(Data listing)
§
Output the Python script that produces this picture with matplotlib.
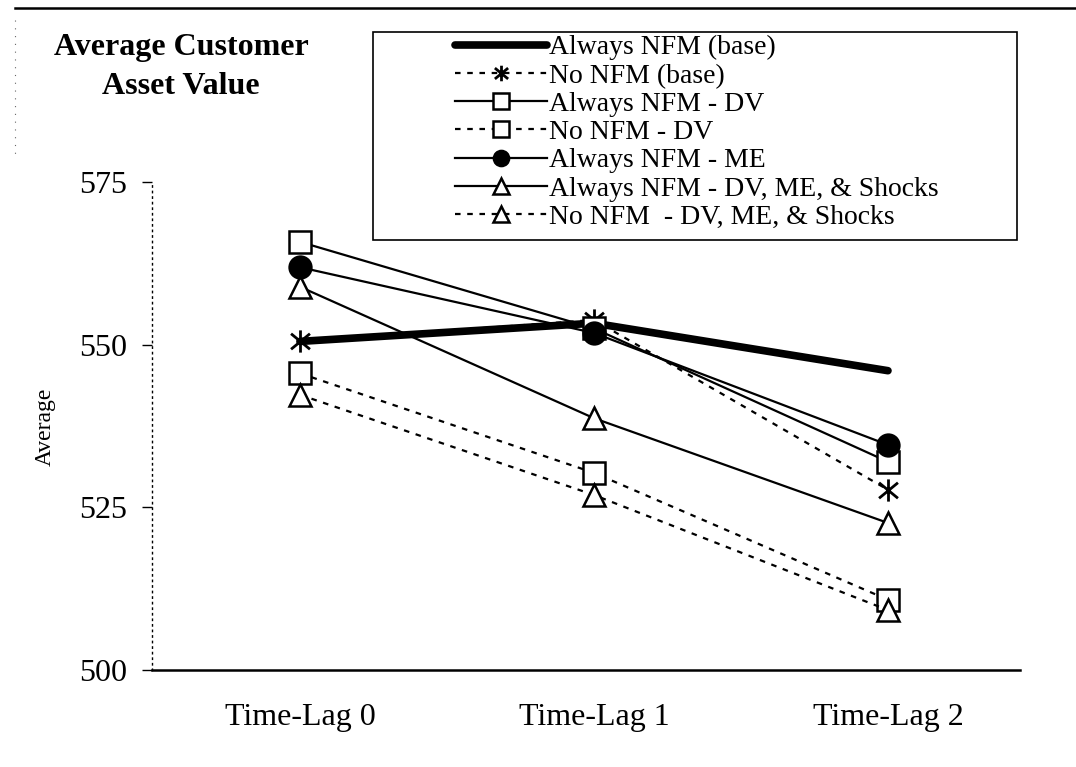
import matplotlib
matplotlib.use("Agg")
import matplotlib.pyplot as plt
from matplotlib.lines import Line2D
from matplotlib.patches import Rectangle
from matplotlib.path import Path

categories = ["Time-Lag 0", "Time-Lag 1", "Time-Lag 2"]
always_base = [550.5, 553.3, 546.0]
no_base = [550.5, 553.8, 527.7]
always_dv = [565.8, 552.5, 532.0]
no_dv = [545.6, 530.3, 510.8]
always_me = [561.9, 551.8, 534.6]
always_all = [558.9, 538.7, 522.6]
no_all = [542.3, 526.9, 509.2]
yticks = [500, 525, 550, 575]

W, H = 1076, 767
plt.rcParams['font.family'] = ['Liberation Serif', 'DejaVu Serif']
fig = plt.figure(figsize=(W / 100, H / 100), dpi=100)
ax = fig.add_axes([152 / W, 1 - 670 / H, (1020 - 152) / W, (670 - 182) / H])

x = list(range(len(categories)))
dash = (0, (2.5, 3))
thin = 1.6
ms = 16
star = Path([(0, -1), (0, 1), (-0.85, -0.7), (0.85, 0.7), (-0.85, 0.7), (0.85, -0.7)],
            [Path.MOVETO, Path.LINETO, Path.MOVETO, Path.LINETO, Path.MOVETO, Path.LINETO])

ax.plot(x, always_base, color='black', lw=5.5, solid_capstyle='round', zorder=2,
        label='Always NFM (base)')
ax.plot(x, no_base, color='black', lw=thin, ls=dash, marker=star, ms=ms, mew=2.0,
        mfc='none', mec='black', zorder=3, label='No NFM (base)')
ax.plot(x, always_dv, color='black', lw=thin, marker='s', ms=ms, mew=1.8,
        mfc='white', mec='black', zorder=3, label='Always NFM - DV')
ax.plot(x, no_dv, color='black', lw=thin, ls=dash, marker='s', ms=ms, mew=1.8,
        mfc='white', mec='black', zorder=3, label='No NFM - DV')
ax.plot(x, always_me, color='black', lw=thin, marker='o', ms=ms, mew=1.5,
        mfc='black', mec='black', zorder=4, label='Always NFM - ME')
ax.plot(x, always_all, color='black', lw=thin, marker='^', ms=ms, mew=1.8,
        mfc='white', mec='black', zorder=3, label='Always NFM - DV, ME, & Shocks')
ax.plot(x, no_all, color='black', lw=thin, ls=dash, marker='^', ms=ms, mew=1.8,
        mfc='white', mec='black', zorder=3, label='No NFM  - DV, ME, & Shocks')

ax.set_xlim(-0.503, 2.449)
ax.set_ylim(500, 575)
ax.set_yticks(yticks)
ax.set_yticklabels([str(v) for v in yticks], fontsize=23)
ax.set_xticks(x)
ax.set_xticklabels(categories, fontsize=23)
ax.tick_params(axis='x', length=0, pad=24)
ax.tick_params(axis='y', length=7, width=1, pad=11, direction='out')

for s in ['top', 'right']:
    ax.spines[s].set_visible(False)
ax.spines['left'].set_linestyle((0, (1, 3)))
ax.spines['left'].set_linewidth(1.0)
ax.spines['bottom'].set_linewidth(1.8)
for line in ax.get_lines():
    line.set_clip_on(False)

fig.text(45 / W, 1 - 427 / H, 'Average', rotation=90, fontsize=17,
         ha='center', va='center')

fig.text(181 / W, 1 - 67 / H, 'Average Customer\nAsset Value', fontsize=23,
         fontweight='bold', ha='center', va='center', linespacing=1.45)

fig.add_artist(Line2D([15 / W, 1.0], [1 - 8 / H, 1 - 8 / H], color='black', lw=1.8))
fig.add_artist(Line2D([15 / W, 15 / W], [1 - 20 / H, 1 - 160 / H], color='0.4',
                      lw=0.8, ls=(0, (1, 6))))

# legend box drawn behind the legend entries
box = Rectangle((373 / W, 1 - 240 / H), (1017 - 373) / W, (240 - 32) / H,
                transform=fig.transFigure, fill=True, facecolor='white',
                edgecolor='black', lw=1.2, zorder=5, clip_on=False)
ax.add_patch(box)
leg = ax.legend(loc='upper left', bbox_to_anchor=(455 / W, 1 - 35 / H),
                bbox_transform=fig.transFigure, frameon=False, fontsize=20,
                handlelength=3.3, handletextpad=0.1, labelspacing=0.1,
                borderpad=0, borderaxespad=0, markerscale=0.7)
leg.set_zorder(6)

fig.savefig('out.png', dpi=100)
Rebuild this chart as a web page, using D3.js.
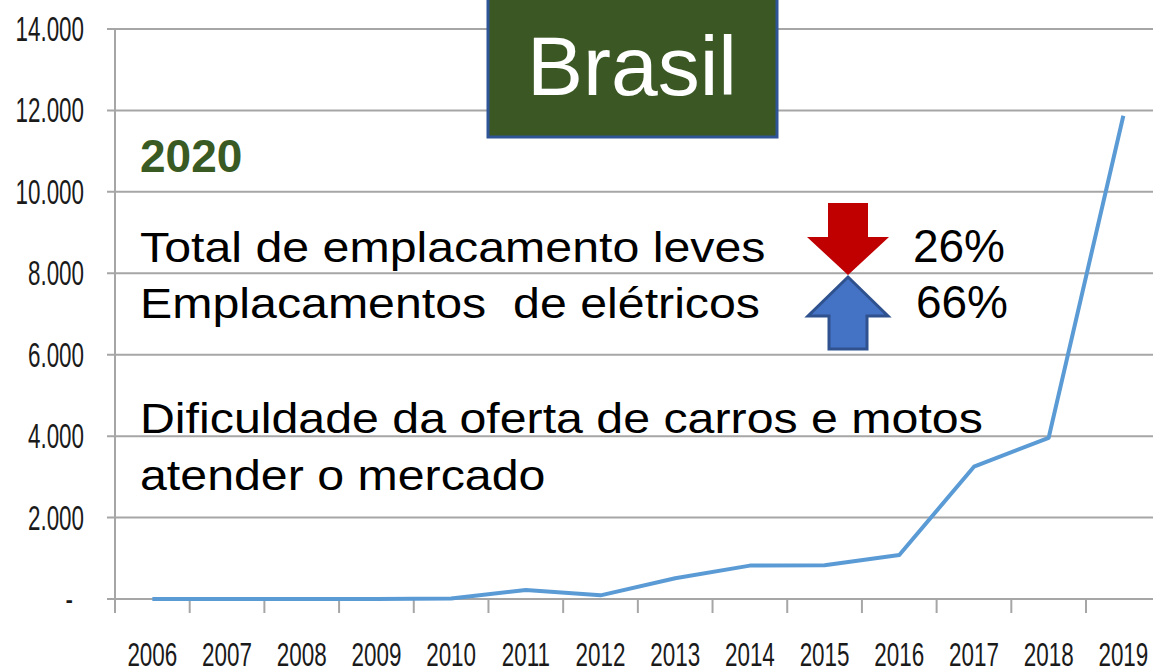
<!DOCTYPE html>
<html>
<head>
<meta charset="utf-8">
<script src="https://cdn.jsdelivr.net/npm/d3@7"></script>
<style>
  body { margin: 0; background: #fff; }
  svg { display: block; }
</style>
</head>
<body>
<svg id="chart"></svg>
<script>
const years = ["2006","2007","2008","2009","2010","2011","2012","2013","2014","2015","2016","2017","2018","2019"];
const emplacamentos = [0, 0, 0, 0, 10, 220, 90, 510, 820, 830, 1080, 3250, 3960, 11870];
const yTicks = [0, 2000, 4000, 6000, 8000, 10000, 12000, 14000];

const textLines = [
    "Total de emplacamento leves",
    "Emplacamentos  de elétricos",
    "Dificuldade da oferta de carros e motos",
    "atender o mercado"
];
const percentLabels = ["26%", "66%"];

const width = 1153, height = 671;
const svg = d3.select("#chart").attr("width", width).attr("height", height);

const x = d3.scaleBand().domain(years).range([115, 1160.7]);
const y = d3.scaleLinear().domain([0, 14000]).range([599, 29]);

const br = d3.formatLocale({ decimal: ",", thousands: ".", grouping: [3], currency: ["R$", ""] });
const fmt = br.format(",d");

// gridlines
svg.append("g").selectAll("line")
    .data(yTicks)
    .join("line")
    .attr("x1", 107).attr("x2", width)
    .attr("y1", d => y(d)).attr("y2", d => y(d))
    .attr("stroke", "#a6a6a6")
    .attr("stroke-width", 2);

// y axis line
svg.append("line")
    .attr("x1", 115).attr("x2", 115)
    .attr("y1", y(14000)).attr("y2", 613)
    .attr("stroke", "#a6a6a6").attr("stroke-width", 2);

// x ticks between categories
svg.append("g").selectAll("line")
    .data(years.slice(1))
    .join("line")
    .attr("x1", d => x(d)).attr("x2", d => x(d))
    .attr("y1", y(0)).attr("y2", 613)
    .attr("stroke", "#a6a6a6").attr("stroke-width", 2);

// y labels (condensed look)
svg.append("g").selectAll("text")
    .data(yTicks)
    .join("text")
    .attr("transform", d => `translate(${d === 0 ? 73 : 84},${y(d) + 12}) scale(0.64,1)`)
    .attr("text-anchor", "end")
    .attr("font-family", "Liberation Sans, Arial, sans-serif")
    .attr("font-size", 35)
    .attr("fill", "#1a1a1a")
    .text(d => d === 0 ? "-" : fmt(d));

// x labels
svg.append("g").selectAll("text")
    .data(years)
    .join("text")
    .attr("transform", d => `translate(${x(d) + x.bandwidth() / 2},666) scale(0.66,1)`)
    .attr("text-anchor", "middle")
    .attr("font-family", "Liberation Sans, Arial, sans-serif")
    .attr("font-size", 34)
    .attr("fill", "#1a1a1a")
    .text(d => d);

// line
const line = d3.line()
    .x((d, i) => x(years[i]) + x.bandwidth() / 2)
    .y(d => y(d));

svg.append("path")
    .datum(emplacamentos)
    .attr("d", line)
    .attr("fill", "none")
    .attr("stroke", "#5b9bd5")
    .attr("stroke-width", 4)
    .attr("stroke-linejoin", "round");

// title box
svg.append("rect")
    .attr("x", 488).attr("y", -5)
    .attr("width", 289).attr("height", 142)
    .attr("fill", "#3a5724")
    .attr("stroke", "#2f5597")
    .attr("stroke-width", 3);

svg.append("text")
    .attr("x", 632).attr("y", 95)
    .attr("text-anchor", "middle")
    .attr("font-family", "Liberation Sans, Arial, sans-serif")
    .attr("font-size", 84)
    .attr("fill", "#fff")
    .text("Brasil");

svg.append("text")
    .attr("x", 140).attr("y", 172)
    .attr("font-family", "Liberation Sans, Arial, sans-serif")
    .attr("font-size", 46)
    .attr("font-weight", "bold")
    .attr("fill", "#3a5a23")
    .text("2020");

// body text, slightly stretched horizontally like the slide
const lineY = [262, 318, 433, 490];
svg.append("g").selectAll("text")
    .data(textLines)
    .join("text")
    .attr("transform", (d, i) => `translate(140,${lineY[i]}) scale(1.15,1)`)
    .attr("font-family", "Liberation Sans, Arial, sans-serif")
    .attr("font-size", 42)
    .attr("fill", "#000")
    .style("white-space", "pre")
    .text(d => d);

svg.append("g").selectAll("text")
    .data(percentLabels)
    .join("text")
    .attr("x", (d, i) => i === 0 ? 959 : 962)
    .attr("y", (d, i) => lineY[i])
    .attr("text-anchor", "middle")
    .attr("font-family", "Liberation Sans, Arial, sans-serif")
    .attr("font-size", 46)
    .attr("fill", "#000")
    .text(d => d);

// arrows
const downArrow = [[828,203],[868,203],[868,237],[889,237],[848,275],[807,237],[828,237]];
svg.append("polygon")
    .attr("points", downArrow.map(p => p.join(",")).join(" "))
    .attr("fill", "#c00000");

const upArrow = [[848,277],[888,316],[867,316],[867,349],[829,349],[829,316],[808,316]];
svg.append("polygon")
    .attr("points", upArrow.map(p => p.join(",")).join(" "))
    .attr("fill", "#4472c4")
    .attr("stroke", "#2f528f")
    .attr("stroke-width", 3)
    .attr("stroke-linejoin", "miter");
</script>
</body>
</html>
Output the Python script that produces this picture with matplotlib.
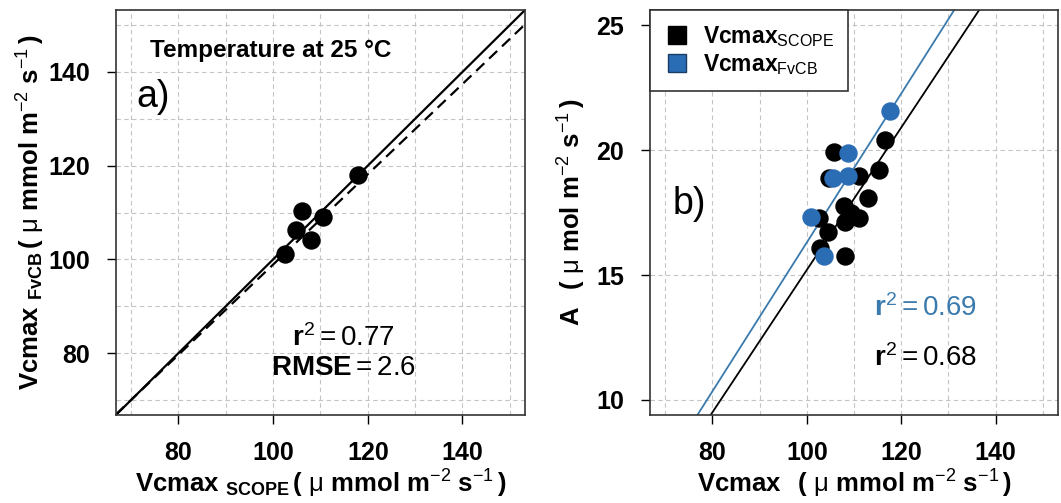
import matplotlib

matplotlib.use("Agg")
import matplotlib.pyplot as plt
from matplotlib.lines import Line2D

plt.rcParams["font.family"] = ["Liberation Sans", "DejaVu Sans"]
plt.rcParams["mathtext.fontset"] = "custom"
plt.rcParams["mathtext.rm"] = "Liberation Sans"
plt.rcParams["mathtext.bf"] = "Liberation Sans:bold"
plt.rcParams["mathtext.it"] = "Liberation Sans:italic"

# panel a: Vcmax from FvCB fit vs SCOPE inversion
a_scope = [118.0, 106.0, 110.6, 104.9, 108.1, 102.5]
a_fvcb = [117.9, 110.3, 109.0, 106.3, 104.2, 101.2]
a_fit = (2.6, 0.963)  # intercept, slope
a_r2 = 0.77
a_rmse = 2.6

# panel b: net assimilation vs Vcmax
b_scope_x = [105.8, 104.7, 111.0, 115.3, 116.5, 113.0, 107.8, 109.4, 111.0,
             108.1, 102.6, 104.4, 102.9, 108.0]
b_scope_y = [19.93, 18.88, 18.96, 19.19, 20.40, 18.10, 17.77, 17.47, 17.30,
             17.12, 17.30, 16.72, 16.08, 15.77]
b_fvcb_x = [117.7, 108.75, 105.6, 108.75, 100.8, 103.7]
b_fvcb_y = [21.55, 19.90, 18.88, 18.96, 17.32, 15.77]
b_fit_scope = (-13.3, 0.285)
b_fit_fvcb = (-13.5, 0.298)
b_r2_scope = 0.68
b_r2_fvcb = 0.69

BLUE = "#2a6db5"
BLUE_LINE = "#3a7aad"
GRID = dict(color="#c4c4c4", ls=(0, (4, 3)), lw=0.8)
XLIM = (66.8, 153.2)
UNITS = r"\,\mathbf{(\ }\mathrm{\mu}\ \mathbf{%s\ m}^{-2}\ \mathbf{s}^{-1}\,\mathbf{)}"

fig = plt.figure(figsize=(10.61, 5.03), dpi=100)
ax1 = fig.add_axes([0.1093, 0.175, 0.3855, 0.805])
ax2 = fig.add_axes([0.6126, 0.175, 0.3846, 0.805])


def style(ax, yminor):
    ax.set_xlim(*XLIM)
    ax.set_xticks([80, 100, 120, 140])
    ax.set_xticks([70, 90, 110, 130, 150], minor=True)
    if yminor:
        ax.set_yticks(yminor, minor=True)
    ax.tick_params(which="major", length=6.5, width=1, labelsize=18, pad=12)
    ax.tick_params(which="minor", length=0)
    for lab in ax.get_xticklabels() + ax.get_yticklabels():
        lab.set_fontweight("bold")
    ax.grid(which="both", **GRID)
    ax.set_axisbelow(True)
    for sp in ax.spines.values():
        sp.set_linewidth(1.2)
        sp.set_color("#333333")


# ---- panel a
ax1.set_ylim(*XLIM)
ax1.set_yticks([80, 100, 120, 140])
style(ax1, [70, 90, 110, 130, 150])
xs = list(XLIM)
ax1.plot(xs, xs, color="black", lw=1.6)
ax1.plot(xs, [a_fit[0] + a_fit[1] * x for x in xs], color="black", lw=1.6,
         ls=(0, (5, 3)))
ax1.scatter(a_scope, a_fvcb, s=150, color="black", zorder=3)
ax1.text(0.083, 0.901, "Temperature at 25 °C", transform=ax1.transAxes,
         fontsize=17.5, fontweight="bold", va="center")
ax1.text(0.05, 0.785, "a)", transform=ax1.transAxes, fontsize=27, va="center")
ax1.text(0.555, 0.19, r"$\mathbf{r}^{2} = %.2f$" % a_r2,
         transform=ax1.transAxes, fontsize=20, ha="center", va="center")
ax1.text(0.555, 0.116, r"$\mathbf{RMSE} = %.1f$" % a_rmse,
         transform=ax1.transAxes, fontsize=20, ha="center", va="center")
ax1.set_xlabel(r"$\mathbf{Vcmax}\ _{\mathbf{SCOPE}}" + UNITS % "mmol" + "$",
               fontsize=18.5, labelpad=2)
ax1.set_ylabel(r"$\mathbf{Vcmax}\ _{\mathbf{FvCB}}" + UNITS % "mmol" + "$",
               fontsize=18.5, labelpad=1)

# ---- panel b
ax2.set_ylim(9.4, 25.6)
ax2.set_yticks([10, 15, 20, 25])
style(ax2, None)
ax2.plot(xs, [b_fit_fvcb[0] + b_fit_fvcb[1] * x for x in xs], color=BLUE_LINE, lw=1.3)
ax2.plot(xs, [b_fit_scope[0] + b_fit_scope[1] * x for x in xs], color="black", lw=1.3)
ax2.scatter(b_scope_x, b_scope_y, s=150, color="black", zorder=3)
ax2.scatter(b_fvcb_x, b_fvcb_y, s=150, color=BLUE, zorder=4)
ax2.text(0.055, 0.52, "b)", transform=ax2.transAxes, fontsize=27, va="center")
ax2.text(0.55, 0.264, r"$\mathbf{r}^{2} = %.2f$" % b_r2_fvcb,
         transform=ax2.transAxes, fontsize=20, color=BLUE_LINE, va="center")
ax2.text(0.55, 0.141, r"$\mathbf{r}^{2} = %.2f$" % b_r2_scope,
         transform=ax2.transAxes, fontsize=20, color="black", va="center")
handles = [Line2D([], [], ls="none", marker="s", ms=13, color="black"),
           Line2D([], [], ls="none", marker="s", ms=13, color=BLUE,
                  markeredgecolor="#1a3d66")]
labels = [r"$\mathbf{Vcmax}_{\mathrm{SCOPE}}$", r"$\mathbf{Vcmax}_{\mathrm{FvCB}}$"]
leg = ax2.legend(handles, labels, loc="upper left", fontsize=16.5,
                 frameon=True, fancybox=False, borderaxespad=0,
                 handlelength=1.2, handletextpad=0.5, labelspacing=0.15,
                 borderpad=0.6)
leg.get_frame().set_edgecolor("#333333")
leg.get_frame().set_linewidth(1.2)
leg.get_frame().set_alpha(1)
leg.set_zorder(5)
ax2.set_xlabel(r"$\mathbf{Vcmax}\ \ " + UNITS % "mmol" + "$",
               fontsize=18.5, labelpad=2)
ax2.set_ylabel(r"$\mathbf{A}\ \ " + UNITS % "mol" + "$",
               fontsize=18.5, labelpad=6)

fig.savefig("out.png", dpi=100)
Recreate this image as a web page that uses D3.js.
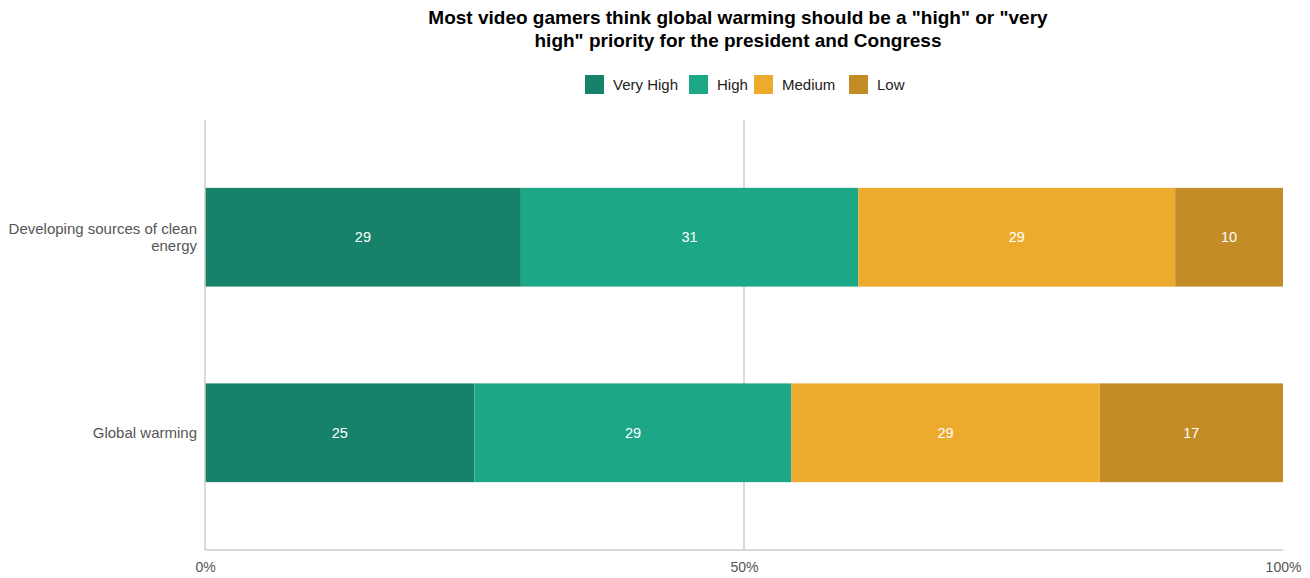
§
(Aim):
Restate, line by line and word for word, everything from the top of the material through the line that contains "Path.LINETO, Path.MOVETO, Path.LINETO])". Leave pictures out.

(Answer to this exercise):
Output the Python script that produces this picture with matplotlib.
import matplotlib
matplotlib.use("Agg")
import matplotlib.pyplot as plt
from matplotlib.lines import Line2D
from matplotlib.patches import Rectangle
from matplotlib.path import Path

categories = ["Time-Lag 0", "Time-Lag 1", "Time-Lag 2"]
always_base = [550.5, 553.3, 546.0]
no_base = [550.5, 553.8, 527.7]
always_dv = [565.8, 552.5, 532.0]
no_dv = [545.6, 530.3, 510.8]
always_me = [561.9, 551.8, 534.6]
always_all = [558.9, 538.7, 522.6]
no_all = [542.3, 526.9, 509.2]
yticks = [500, 525, 550, 575]

W, H = 1076, 767
plt.rcParams['font.family'] = ['Liberation Serif', 'DejaVu Serif']
fig = plt.figure(figsize=(W / 100, H / 100), dpi=100)
ax = fig.add_axes([152 / W, 1 - 670 / H, (1020 - 152) / W, (670 - 182) / H])

x = list(range(len(categories)))
dash = (0, (2.5, 3))
thin = 1.6
ms = 16
star = Path([(0, -1), (0, 1), (-0.85, -0.7), (0.85, 0.7), (-0.85, 0.7), (0.85, -0.7)],
            [Path.MOVETO, Path.LINETO, Path.MOVETO, Path.LINETO, Path.MOVETO, Path.LINETO])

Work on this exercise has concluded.